Bakur Delegation 2024: No matter what they do to us, still we dance

A group of internationalist comrades are currently in Bakur (north Kurdistan/southern Turkey) at the invitation of the Kurdish leftist DEM Party. Two delegations—Jin and general—will be attending Newroz celebrations, meeting with representatives of political structures and observing the upcoming municipal elections.

I write this while I sit with my Kurdish hevals drinking çay (‘heval’ means ‘comrade’ and ‘çay’ means ‘tea’ in Kurdish). We are speaking about how much the Kurdish people have gone through: colonization; assimilation; state violence; and earthquakes. Yet despite all this, or more accurately because of the resistance they have had to create, the women I am with are still quick to joy. It annoys the police so much, that no matter what they do to us, still we dance. I have danced every day I have been here. In the kitchen, in cafés, on the street. It’s more than a dance; it is resisting the assimilation and reclaiming culture.

Last night I shared Iftar (the fast-breaking meal for Muslims observing Ramadan) with around 100 women and children and a huge Jin jiyan azadi (women, life, freedom) sign on the door. I sat down with a group of Peace mothers – a group of Kurdish mothers fighting the Turkish state for peace. We talked with the help of Google Translate and my broken Kurdish. Outside I danced again with children who know these dances inside and out. There were multiple police convoys outside the building. Police in a riot gear and vehicles that look like tanks. It seems like every gathering, especially a gathering of women, is met by the intimidating presence of police, watching and letting us know they are there. And yet still we dance.

Banner reading ‘Jin, Jiyan, Azadi’

I went around Sur today with my Kurdish hevals. I have heard about what happened here in 2016, which has been called various names – the clash, the war, the siege. The memories are very present. On one side of the street, one can see buildings destroyed by air strikes, places where many people were martyred and hevals lost their friends. On the other side there is a Calvin Klein store, a Lacoste, other big brands and a very western-looking café called ‘the London café’. The efforts to make a mockery of the trauma people have faced here are extreme. However, the people here cannot and will not forget!

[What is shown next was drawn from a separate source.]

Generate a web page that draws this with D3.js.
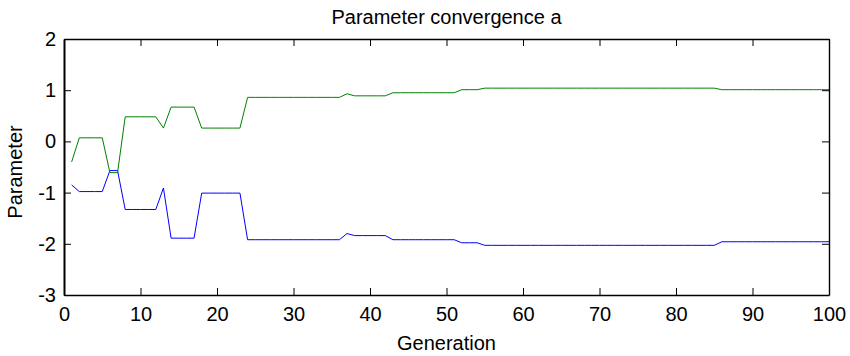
<!DOCTYPE html>
<html>
<head>
<meta charset="utf-8">
<script src="https://cdn.jsdelivr.net/npm/d3@7"></script>
<style>
  body { margin: 0; background: #fff; }
  text { font-family: "Liberation Sans", Arial, sans-serif; fill: #000; }
</style>
</head>
<body>
<div id="chart"></div>
<script>
// generation numbers (x)
const generations = d3.range(1, 101);

// parameter a, first component (green)
const paramGreen = [
  -0.40, 0.07, 0.07, 0.07, 0.07, -0.61, -0.61, 0.48, 0.48, 0.48,
  0.48, 0.48, 0.26, 0.67, 0.67, 0.67, 0.67, 0.26, 0.26, 0.26,
  0.26, 0.26, 0.26, 0.86, 0.86, 0.86, 0.86, 0.86, 0.86, 0.86,
  0.86, 0.86, 0.86, 0.86, 0.86, 0.86, 0.93, 0.89, 0.89, 0.89,
  0.89, 0.89, 0.95, 0.95, 0.95, 0.95, 0.95, 0.95, 0.95, 0.95,
  0.95, 1.01, 1.01, 1.01, 1.04, 1.04, 1.04, 1.04, 1.04, 1.04,
  1.04, 1.04, 1.04, 1.04, 1.04, 1.04, 1.04, 1.04, 1.04, 1.04,
  1.04, 1.04, 1.04, 1.04, 1.04, 1.04, 1.04, 1.04, 1.04, 1.04,
  1.04, 1.04, 1.04, 1.04, 1.04, 1.01, 1.01, 1.01, 1.01, 1.01,
  1.01, 1.01, 1.01, 1.01, 1.01, 1.01, 1.01, 1.01, 1.01, 1.01
];

// parameter a, second component (blue)
const paramBlue = [
  -0.85, -0.98, -0.98, -0.98, -0.98, -0.57, -0.57, -1.33, -1.33, -1.33,
  -1.33, -1.33, -0.91, -1.89, -1.89, -1.89, -1.89, -1.01, -1.01, -1.01,
  -1.01, -1.01, -1.01, -1.92, -1.92, -1.92, -1.92, -1.92, -1.92, -1.92,
  -1.92, -1.92, -1.92, -1.92, -1.92, -1.92, -1.80, -1.84, -1.84, -1.84,
  -1.84, -1.84, -1.92, -1.92, -1.92, -1.92, -1.92, -1.92, -1.92, -1.92,
  -1.92, -1.98, -1.98, -1.98, -2.03, -2.03, -2.03, -2.03, -2.03, -2.03,
  -2.03, -2.03, -2.03, -2.03, -2.03, -2.03, -2.03, -2.03, -2.03, -2.03,
  -2.03, -2.03, -2.03, -2.03, -2.03, -2.03, -2.03, -2.03, -2.03, -2.03,
  -2.03, -2.03, -2.03, -2.03, -2.03, -1.96, -1.96, -1.96, -1.96, -1.96,
  -1.96, -1.96, -1.96, -1.96, -1.96, -1.96, -1.96, -1.96, -1.96, -1.96
];

const xTicks = [0, 10, 20, 30, 40, 50, 60, 70, 80, 90, 100];
const yTicks = [-3, -2, -1, 0, 1, 2];

const width = 850;
const height = 356;
const margin = { top: 39, right: 21, bottom: 61, left: 64 };
const innerW = width - margin.left - margin.right;
const innerH = height - margin.top - margin.bottom;

const svg = d3.select('#chart')
  .append('svg')
  .attr('width', width)
  .attr('height', height);

const x = d3.scaleLinear().domain([0, 100]).range([0, innerW]);
const y = d3.scaleLinear().domain([-3, 2]).range([innerH, 0]);

const g = svg.append('g').attr('transform', `translate(${margin.left},${margin.top})`);

// series lines
const line = d3.line()
  .x((d, i) => x(generations[i]))
  .y(d => y(d));

g.append('path')
  .datum(paramBlue)
  .attr('fill', 'none')
  .attr('stroke', '#0000ff')
  .attr('stroke-width', 1)
  .attr('d', line);

g.append('path')
  .datum(paramGreen)
  .attr('fill', 'none')
  .attr('stroke', '#008000')
  .attr('stroke-width', 1)
  .attr('d', line);

// axes, ticks point inward like matlab; plain hyphen for negatives
const tickLen = 7;
const fmt = d => String(d);

const axBottom = g.append('g')
  .attr('transform', `translate(0,${innerH})`)
  .call(d3.axisBottom(x).tickValues(xTicks).tickFormat(fmt).tickSizeInner(-tickLen).tickSizeOuter(0).tickPadding(12));

const axTop = g.append('g')
  .call(d3.axisTop(x).tickValues(xTicks).tickSizeInner(-tickLen).tickSizeOuter(0).tickFormat(''));

const axLeft = g.append('g')
  .call(d3.axisLeft(y).tickValues(yTicks).tickFormat(fmt).tickSizeInner(-tickLen).tickSizeOuter(0).tickPadding(8));

const axRight = g.append('g')
  .attr('transform', `translate(${innerW},0)`)
  .call(d3.axisRight(y).tickValues(yTicks).tickSizeInner(-tickLen).tickSizeOuter(0).tickFormat(''));

[axBottom, axTop, axLeft, axRight].forEach(a => {
  a.selectAll('.domain').attr('stroke', '#000').attr('stroke-width', 1.4);
  a.selectAll('.tick line').attr('stroke', '#000').attr('stroke-width', 1);
  a.selectAll('text').attr('font-size', 20).attr('font-family', '"Liberation Sans", Arial, sans-serif').attr('fill', '#000');
});
axLeft.select('.domain').attr('stroke-width', 2);
axBottom.selectAll('.tick text').attr('dy', '0.71em');

// title and axis labels
svg.append('text')
  .attr('x', margin.left + innerW / 2)
  .attr('y', 24)
  .attr('text-anchor', 'middle')
  .attr('font-size', 20)
  .text('Parameter convergence a');

svg.append('text')
  .attr('x', margin.left + innerW / 2)
  .attr('y', 350)
  .attr('text-anchor', 'middle')
  .attr('font-size', 20)
  .text('Generation');

svg.append('text')
  .attr('transform', `translate(22,${margin.top + innerH / 2 + 5}) rotate(-90)`)
  .attr('text-anchor', 'middle')
  .attr('font-size', 20)
  .text('Parameter');
</script>
</body>
</html>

In one of the oldest cafés in Sur, a heval showed me around the building. The kitchen still has bullet holes in the walls. The basements are stockpiled with the supply of water in case people are trapped in the buildings again. The heval pointed to where in the café different people had been killed. She took me to the roof where one can see the scale of the destruction across Sur. Everyone I have spoken to is very open and giving in their sharing of what happened here in 2016.

When I arrived at the café, I asked whether the music playing was Kurdish. She replied: always.